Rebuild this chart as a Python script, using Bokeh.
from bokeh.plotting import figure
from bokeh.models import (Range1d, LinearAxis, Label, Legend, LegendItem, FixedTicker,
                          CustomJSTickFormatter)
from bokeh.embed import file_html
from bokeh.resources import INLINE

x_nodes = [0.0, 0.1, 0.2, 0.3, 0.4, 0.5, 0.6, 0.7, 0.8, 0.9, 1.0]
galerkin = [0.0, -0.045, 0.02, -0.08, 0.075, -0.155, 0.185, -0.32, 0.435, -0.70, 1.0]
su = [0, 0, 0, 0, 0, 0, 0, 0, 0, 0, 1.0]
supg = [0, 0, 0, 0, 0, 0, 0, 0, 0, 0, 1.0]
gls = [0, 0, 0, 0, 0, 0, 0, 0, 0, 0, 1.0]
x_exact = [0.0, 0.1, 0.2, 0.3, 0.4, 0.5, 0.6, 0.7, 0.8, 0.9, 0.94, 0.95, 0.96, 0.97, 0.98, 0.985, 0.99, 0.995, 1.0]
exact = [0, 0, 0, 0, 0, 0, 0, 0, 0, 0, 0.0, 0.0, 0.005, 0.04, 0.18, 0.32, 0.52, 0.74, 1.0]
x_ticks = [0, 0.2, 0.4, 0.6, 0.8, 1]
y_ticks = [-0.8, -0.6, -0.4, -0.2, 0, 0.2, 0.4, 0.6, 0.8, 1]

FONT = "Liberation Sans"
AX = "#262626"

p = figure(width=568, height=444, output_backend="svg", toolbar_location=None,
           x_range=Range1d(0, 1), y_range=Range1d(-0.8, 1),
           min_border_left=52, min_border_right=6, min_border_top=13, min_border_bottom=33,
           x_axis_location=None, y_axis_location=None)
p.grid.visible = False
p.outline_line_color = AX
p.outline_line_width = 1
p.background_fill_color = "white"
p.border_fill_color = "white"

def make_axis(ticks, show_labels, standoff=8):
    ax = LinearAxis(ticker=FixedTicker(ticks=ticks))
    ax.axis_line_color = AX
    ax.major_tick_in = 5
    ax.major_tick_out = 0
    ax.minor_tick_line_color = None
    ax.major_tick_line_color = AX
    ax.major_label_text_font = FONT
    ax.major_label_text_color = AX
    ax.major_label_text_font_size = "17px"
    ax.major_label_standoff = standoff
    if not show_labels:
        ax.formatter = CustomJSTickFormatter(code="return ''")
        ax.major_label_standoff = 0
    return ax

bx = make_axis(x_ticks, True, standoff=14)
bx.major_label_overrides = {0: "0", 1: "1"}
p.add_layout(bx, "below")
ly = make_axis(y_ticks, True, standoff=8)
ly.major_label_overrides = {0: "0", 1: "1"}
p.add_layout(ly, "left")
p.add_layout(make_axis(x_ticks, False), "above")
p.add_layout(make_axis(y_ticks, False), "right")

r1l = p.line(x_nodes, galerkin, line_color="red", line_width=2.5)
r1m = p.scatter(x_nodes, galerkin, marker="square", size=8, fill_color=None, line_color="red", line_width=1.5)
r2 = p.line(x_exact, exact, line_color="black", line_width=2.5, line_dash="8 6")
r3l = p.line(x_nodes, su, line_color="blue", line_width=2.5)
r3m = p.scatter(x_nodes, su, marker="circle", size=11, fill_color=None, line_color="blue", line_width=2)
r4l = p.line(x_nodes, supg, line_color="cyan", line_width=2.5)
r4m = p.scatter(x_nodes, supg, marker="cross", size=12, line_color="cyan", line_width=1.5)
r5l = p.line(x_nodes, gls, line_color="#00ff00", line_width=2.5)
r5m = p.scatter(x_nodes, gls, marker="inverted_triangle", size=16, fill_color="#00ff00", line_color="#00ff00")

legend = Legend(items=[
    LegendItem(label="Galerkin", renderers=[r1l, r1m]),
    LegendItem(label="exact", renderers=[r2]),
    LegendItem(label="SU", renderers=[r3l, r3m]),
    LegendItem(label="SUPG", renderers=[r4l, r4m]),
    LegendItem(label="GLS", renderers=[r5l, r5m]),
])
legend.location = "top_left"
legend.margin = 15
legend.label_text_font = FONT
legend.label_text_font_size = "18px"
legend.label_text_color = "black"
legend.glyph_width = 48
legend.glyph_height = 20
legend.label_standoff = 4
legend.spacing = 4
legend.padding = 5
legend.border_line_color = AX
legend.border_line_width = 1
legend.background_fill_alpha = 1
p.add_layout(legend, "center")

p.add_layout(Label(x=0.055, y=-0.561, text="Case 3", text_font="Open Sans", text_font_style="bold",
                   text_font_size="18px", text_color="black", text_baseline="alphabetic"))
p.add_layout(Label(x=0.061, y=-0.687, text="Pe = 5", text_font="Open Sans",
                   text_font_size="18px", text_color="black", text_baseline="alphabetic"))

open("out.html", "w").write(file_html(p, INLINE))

- GOAL: Output exactly the leading lines of the data, up to and including the line marked by "from bokeh.resources import INLINE".

- RESULT OF THE EXERCISE:
Rebuild this chart as a Python script, using Bokeh.
from bokeh.plotting import figure
from bokeh.models import (Range1d, LinearAxis, Label, Legend, LegendItem, FixedTicker,
                          CustomJSTickFormatter)
from bokeh.embed import file_html
from bokeh.resources import INLINE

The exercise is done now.